P_X(King) = P(King, Clubs) + P(King, Diamonds) + P(King, Hearts) + P(King, Spades) = 1/52 + 1/52 + 1/52 + 1/52 = 4/52 = 1/13

You've calculated the marginal probability of drawing a King by summing over all four suits. You could do this for every rank, and the resulting set of probabilities would be the marginal distribution of X. It tells you the probability of drawing any given rank, completely divorced from the context of its suit.

This marginal probability is a key component in finding a conditional probability distribution. For instance, the probability of a card being a King given that it is a Heart is not the same as the marginal probability of it being a King. See? Ignoring things has consequences.

Multivariate Distributions

Don't think for a second this is limited to just two variables. Reality is often a chaotic mess of many interacting factors, a multivariate random variable. You might have a vector of random variables (X₁, X₂, ..., X_n) with a joint distribution. The concept of a marginal distribution simply extends to this nightmare scenario.

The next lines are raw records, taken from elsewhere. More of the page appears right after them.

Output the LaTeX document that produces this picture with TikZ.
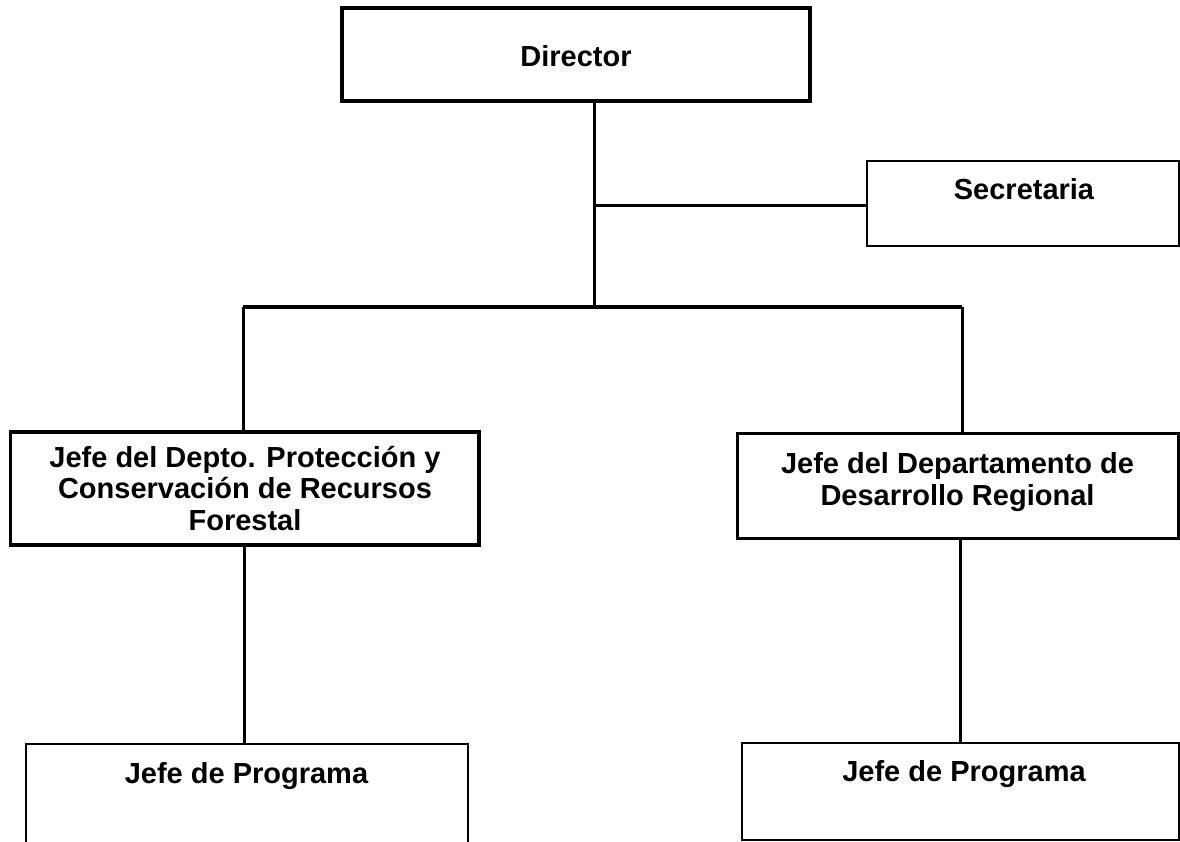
\documentclass[tikz,border=0pt]{standalone}
\usepackage{fontspec}
\setmainfont{Liberation Sans}
\begin{document}
\begin{tikzpicture}[x=1pt,y=-1pt,
  box/.style={draw=black, rectangle, inner sep=0pt, minimum width=#1},
  lbl/.style={font=\fontsize{29}{31.5}\selectfont\bfseries, inner sep=0pt, align=center, anchor=base},
  conn/.style={draw=black, line width=3pt}
]
\clip (0,0) rectangle (1180,842);
\fill[white] (0,0) rectangle (1180,842);
% boxes
\node[box=468pt, minimum height=93pt, line width=3.5pt] (dir) at (576,54.5) {};
\node[box=312pt, minimum height=85pt, line width=2pt] (sec) at (1023,203.5) {};
\node[box=468.5pt, minimum height=113pt, line width=3.5pt] (L1) at (244.75,488.5) {};
\node[box=441pt, minimum height=105pt, line width=3pt] (R1) at (957.5,485.5) {};
\node[box=442pt, minimum height=116pt, line width=2pt] (L2) at (247,802) {};
\node[box=436.5pt, minimum height=97pt, line width=2pt] (R2) at (960.25,791.5) {};
% texts (anchor=base is the baseline of the last line)
\node[lbl] (dirT) at (576,67) {Director};
\node[lbl] (secT) at (1024,200) {Secretaria};
\node[lbl] (L1T) at (245,530) {Jefe del Depto. Protección y\\Conservación de Recursos\\Forestal};
\node[lbl] (R1T) at (957.5,505) {Jefe del Departamento de\\Desarrollo Regional};
\node[lbl] (L2T) at (246.5,783) {Jefe de Programa};
\node[lbl] (R2T) at (964,781) {Jefe de Programa};
% junctions
\coordinate (jS) at (594,206);
\coordinate (jB) at (594,307);
\coordinate (bL) at (243,307);
\coordinate (bR) at (962,307);
% connectors
\draw[conn] (jB |- dir.south) -- (jB);
\draw[conn] (jS) -- (jS -| sec.west);
\draw[conn, line width=3.5pt] (bL) -- (bR);
\draw[conn] (bL) -- (bL |- L1.north);
\draw[conn] (bR) -- (bR |- R1.north);
\draw[conn] (L1.south) -- (L1.south |- L2.north);
\draw[conn] (R2.north |- R1.south) -- (R2.north);
\end{tikzpicture}
\end{document}
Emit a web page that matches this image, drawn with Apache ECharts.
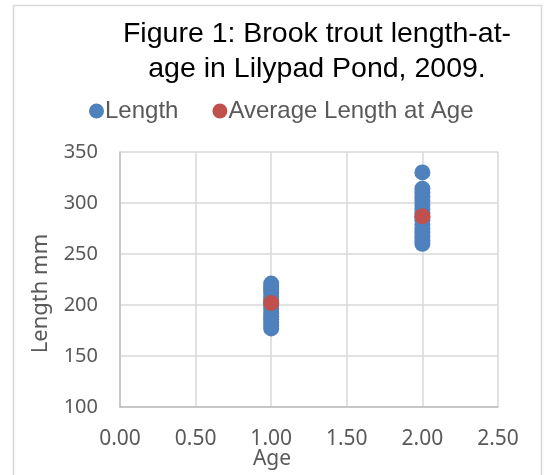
<!DOCTYPE html>
<html>
<head>
<meta charset="utf-8">
<script src="https://cdn.jsdelivr.net/npm/echarts@6/dist/echarts.min.js"></script>
<style>
  html, body { margin: 0; padding: 0; background: #fff; }
  #chart { width: 545px; height: 475px; }
</style>
</head>
<body>
<div id="chart"></div>
<script>
    // values
    var ageOneLengths = [177, 180, 183, 186, 189, 192, 196, 199, 202, 205, 208, 212, 215, 218, 221];
    var ageTwoLengths = [260, 263, 267, 271, 275, 279, 283, 286, 290, 294, 298, 302, 306, 310, 314, 330];
    var ages = [1, 2];
    var averageLengths = [202, 287];

    var lengthPoints = [];
    ageOneLengths.forEach(function (v) { lengthPoints.push([ages[0], v]); });
    ageTwoLengths.forEach(function (v) { lengthPoints.push([ages[1], v]); });
    var averagePoints = ages.map(function (a, i) { return [a, averageLengths[i]]; });

    var labelFont = 'Noto Sans';
    var myChart = echarts.init(document.getElementById('chart'));
    var option = {
        animation: false,
        graphic: [{
            type: 'rect',
            shape: { x: 13.5, y: 5.5, width: 528, height: 480 },
            style: { fill: 'none', stroke: '#d9d9d9', lineWidth: 1.5 }
        }],
        title: {
            text: 'Figure 1: Brook trout length-at-\nage in Lilypad Pond, 2009.',
            left: 312,
            top: 12,
            textAlign: 'center',
            textStyle: {
                fontFamily: 'Liberation Sans',
                fontSize: 28.5,
                fontWeight: 'normal',
                color: '#000',
                lineHeight: 35
            }
        },
        legend: {
            top: 94,
            left: 84,
            itemGap: 34,
            itemWidth: 15,
            itemHeight: 15,
            icon: 'circle',
            textStyle: {
                fontFamily: 'Liberation Sans',
                fontSize: 24,
                color: '#595959',
                padding: [0, 0, 0, -4]
            },
            data: ['Length', 'Average Length at Age']
        },
        grid: { left: 120, right: 47, top: 152, bottom: 68, containLabel: false, outerBoundsMode: 'none' },
        xAxis: {
            type: 'value',
            min: 0,
            max: 2.5,
            interval: 0.5,
            name: 'Age',
            nameLocation: 'middle',
            nameGap: 42,
            nameMoveOverlap: false,
            nameTextStyle: { fontFamily: labelFont, fontSize: 21, color: '#595959', padding: [0, 74, 0, 0] },
            axisLine: { show: true, lineStyle: { color: '#bfbfbf', width: 1.5 } },
            axisTick: { show: false },
            splitLine: { show: true, lineStyle: { color: '#d9d9d9', width: 1.5 } },
            axisLabel: {
                fontFamily: labelFont,
                fontSize: 21,
                color: '#595959',
                margin: 22,
                formatter: function (v) { return v.toFixed(2); }
            }
        },
        yAxis: {
            type: 'value',
            min: 100,
            max: 350,
            interval: 50,
            name: 'Length mm',
            nameLocation: 'middle',
            nameGap: 68,
            nameTextStyle: { fontFamily: labelFont, fontSize: 22, color: '#595959', padding: [0, 28, 0, 0] },
            axisLine: { show: true, lineStyle: { color: '#bfbfbf', width: 1.5 } },
            axisTick: { show: false },
            splitLine: { show: true, lineStyle: { color: '#d9d9d9', width: 1.5 } },
            axisLabel: {
                fontFamily: labelFont,
                fontSize: 20,
                color: '#595959',
                margin: 22
            }
        },
        series: [{
            name: 'Length',
            type: 'scatter',
            symbolSize: 16,
            itemStyle: { color: '#4f81bd', opacity: 1 },
            data: lengthPoints
        }, {
            name: 'Average Length at Age',
            type: 'scatter',
            symbolSize: 16,
            itemStyle: { color: '#c0504d', opacity: 1 },
            data: averagePoints
        }]
    };
    myChart.setOption(option);
</script>
</body>
</html>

If you want the marginal distribution of a subset of these variables, say (X₁, X₃), you integrate or sum over all the other variables you've decided to cast aside (X₂, X₄, ..., X_n). The principle remains the same: you methodically eliminate the dimensions you're not interested in until you're left with a simpler, more manageable—but fundamentally incomplete—picture of the world.

This is foundational in areas like Bayesian inference, where the denominator in Bayes' theorem is often a marginal likelihood, calculated by integrating out parameters from a joint distribution. It’s a necessary, if tedious, step in updating your beliefs in the face of new, soul-crushing evidence.